— start of Collected material —

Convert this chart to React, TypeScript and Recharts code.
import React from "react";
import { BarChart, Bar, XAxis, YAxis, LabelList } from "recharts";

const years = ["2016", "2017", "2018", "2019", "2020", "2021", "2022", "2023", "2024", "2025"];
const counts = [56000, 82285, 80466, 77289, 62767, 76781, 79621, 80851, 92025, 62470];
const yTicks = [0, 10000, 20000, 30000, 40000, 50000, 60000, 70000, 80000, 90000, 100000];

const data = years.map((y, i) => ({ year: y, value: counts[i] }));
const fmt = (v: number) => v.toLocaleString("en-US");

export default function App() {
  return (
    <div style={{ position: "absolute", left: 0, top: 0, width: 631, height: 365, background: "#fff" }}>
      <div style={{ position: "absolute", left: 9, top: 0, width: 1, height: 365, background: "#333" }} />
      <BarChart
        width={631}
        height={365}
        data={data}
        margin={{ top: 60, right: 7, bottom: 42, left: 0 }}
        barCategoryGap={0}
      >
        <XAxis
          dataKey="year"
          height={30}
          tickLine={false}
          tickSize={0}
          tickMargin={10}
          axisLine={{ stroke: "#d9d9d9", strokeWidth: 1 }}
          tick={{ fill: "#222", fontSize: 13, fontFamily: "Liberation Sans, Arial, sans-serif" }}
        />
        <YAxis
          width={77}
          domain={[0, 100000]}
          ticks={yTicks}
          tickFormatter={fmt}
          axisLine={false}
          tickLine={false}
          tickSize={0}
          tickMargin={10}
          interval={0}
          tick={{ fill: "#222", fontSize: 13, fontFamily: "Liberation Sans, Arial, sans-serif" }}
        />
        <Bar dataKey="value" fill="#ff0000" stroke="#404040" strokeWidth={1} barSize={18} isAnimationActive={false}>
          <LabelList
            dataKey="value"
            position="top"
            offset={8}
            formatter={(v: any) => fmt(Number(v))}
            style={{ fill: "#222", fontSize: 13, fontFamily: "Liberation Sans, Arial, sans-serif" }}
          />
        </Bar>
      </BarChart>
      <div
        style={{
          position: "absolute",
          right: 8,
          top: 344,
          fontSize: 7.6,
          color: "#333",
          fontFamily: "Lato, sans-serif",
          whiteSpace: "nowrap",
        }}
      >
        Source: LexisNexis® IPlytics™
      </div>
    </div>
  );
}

— end of Collected material —

= Given task =
Extract the first line above and each line after it up to and including the one with "80000, 90000, 100000];", please, exactly and with nothing else.

= Written answer =
Convert this chart to React, TypeScript and Recharts code.
import React from "react";
import { BarChart, Bar, XAxis, YAxis, LabelList } from "recharts";

const years = ["2016", "2017", "2018", "2019", "2020", "2021", "2022", "2023", "2024", "2025"];
const counts = [56000, 82285, 80466, 77289, 62767, 76781, 79621, 80851, 92025, 62470];
const yTicks = [0, 10000, 20000, 30000, 40000, 50000, 60000, 70000, 80000, 90000, 100000];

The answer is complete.